政府が大幅に増額するとしている「出産育児一時金」について、厚生労働省の審議会で議論が行われ、引き上げた場合の財源を75歳以上の高齢者にも負担してもらうべきだという意見が出され、今後、検討を進めていくことになりました。
原則42万円が支給されている「出産育児一時金」をめぐって、政府は来年度から大幅に増額する方針を示していて、全世代型の社会保障の実現を目指す会議の主要なテーマの1つとなっています。
※出産一時金とは、出産費用に対して支払われる助成金になります。
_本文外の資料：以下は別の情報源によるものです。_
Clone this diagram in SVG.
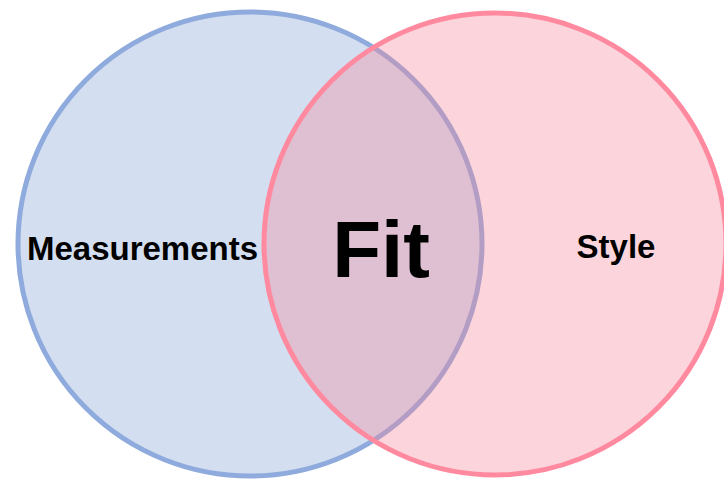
<svg xmlns="http://www.w3.org/2000/svg" width="724" height="480" viewBox="0 0 724 480">
<style>
.lbl{font-family:"Liberation Sans",Arial,sans-serif;font-weight:bold;fill:#000;text-anchor:middle}
</style>
<rect width="724" height="480" fill="#fff"/>
<g id="measurements">
<circle cx="250" cy="244" r="232" fill="#D3DEF0" stroke="#8FAADC" stroke-width="5"/>
</g>
<g id="style">
<circle cx="495" cy="244" r="231" fill="rgb(246,135,155)" fill-opacity="0.35" stroke="#FF8AA0" stroke-width="5"/>
</g>
<g id="labels">
<text class="lbl" x="142.5" y="259.5" font-size="33">Measurements</text>
<text class="lbl" x="381" y="277" font-size="80">Fit</text>
<text class="lbl" x="616" y="258" font-size="33">Style</text>
</g>
</svg>
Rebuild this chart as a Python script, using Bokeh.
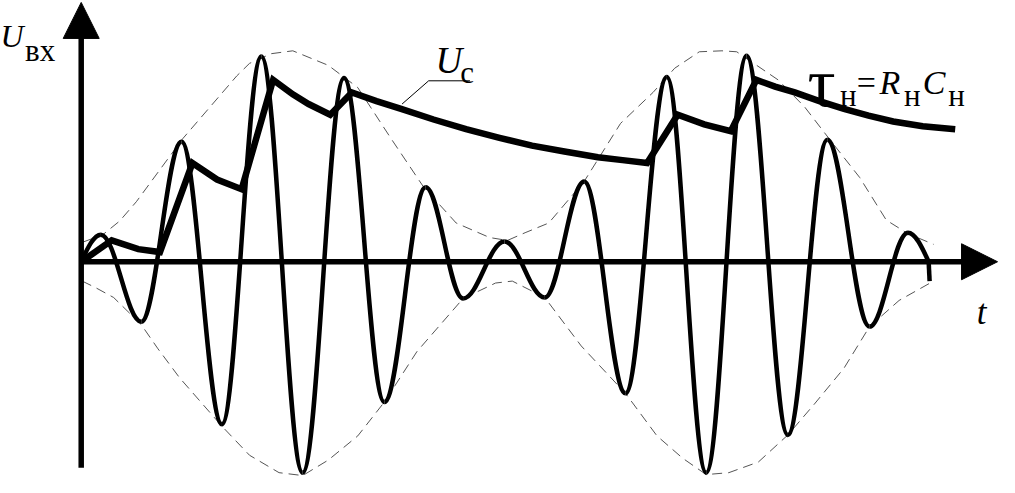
from bokeh.plotting import figure
from bokeh.models import Range1d, Label, Arrow, NormalHead
from bokeh.embed import file_html
from bokeh.resources import INLINE

# ---- data (time t and voltage u, in picture units; axis origin at 0,0) ----
# extrema of the AM carrier U_вх (start at origin, last entries: axis crossing and end)
carrier_t = [0, 20, 61, 102, 143, 183, 225, 267, 308, 350, 388, 430, 471, 511, 553, 595, 635, 676, 718, 758, 801, 840, 861]
carrier_u = [0, 28, -62, 124, -168, 212, -218, 190, -145, 77, -38, 21, -37, 83, -136, 191, -218, 213, -179, 126, -67, 30, 0]
carrier_end_t = 862
carrier_end_u = -20

# detector output U_c
uc_t = [0, 31, 58, 80, 113, 138, 163, 195, 215, 231, 253, 275, 300, 325, 358, 391, 425, 458, 491, 525, 550, 575, 606, 633, 660, 686, 705, 725, 750, 775, 800, 825, 855, 888]
uc_u = [0, 22, 13, 10, 102, 85, 75, 188, 173, 163, 152, 175, 166, 158, 147, 137, 128, 120, 114, 108, 105, 102, 152, 142, 135, 188, 181, 175, 166, 158, 151, 145, 140, 137]

# upper envelope (dashed)
env_top_t = [1, 22, 39, 56, 103, 158, 171, 193, 215, 251, 281, 315, 348, 381, 415, 433, 451, 475, 511, 548, 581, 603, 628, 651, 666, 708, 735, 760, 791, 818, 840, 866]
env_top_u = [20, 28, 42, 62, 127, 192, 205, 215, 218, 203, 180, 127, 77, 40, 25, 22, 30, 40, 83, 143, 175, 200, 217, 218, 217, 188, 160, 127, 87, 43, 29, 18]

# lower envelope (dashed)
env_bot_t = [1, 15, 33, 61, 78, 100, 143, 171, 201, 225, 251, 281, 308, 341, 388, 421, 438, 471, 508, 553, 585, 611, 635, 658, 688, 718, 745, 775, 801, 831, 866]
env_bot_u = [-20, -27, -37, -65, -90, -120, -170, -200, -218, -221, -205, -180, -145, -93, -38, -22, -20, -37, -87, -136, -180, -203, -220, -218, -207, -179, -147, -110, -67, -40, -20]

# axes extents
y_axis_bottom, y_axis_top = -213, 268
x_axis_right = 931

# leader line of the U_c label
leader_t = [326, 353, 395]
leader_u = [163, 187, 187]

# ---- figure ----
W, H = 999, 477
p = figure(width=W, height=H, output_backend="svg", toolbar_location=None,
           x_axis_type=None, y_axis_type=None,
           x_range=Range1d(-82, 933), y_range=Range1d(-223, 270),
           min_border=0)
p.grid.visible = False
p.outline_line_color = None
p.background_fill_color = "white"
p.border_fill_color = "white"

# dashed envelopes
p.line(env_top_t, env_top_u, line_color="#555555", line_width=1, line_dash="10 6")
p.line(env_bot_t, env_bot_u, line_color="#555555", line_width=1, line_dash="10 6")

# carrier as cubic bezier pieces between successive extrema
x0, y0, x1, y1, cx0, cy0, cx1, cy1 = [], [], [], [], [], [], [], []
n = len(carrier_t)
for i in range(n - 1):
    ta, ua = carrier_t[i], carrier_u[i]
    tb, ub = carrier_t[i + 1], carrier_u[i + 1]
    dt, du = tb - ta, ub - ua
    if i == 0:  # quarter wave from zero up to the first crest
        c0 = (ta + 0.3343 * dt, ua + 0.5251 * du)
        c1 = (ta + 0.6516 * dt, ub)
    elif i == n - 2:  # quarter wave from last crest down to the axis
        c0 = (ta + 0.3484 * dt, ua)
        c1 = (ta + 0.6657 * dt, ua + 0.4749 * du)
    else:  # half wave between extrema
        c0 = (ta + 0.3634 * dt, ua)
        c1 = (tb - 0.3634 * dt, ub)
    x0.append(ta); y0.append(ua); x1.append(tb); y1.append(ub)
    cx0.append(c0[0]); cy0.append(c0[1]); cx1.append(c1[0]); cy1.append(c1[1])
p.bezier(x0=x0, y0=y0, x1=x1, y1=y1, cx0=cx0, cy0=cy0, cx1=cx1, cy1=cy1,
         line_color="black", line_width=4.5)
p.line([carrier_t[-1], carrier_end_t], [carrier_u[-1], carrier_end_u], line_color="black", line_width=4.5)

# detector output
p.line(uc_t, uc_u, line_color="black", line_width=6.5, line_join="miter")

# leader
p.line(leader_t, leader_u, line_color="black", line_width=1)

# axes with arrowheads
p.line([0, 0], [y_axis_bottom, y_axis_top - 30], line_color="black", line_width=5.5)
p.line([0, x_axis_right - 30], [0, 0], line_color="black", line_width=5.5)
p.add_layout(Arrow(end=NormalHead(size=36, fill_color="black", line_color="black", line_width=1),
                   x_start=0, y_start=y_axis_top - 40, x_end=0, y_end=y_axis_top,
                   line_alpha=0))
p.add_layout(Arrow(end=NormalHead(size=36, fill_color="black", line_color="black", line_width=1),
                   x_start=x_axis_right - 40, y_start=0, x_end=x_axis_right, y_end=0,
                   line_alpha=0))

FONT = "Liberation Serif"
def lab(x, y, text, size, italic=False, font=FONT):
    p.add_layout(Label(x=x, y=y, text=text, text_font=font, text_font_size=f"{size}px",
                       text_font_style="italic" if italic else "normal",
                       text_color="black", text_baseline="alphabetic", text_align="left"))

lab(-82, 233, "U", 32, True)
lab(-57, 218, "вх", 31)
lab(360, 208, "U", 37, True)
lab(385, 196, "с", 31)
lab(738, 185, "τ", 70)
lab(771, 172, "н", 31)
lab(788, 185, "=", 34)
lab(811, 185, "R", 34, True)
lab(836, 172, "н", 31)
lab(855, 185, "C", 34, True)
lab(881, 172, "н", 31)
lab(910, -52, "t", 35, True)

open("out.html", "w").write(file_html(p, INLINE))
基本的に出産費用は各病院ごとに費用が異なっています。
こうした中、増額する場合の新たな財源の在り方について、29日開かれた厚生労働省の社会保障審議会で議論が行われ、担当者から現在は原則、健康保険や国民健康保険など現役世代が加入する医療保険からまかなわれていることが説明されました。
これに対し委員からは「少子化対策は国全体の課題で、現役世代だけでなく高齢者も含めた全世代で負担すべきだ」という意見が多く出された一方、一部からは「年金生活者は物価高の影響を受けている。負担が増えるのは望ましくない」という懸念も出されました。
審議会は29日の議論を踏まえ、現在は一時金の財源を負担していない75歳以上の人に負担してもらうことも含めて検討を進めていくことになり、2022年中に、結論を出すことにしています。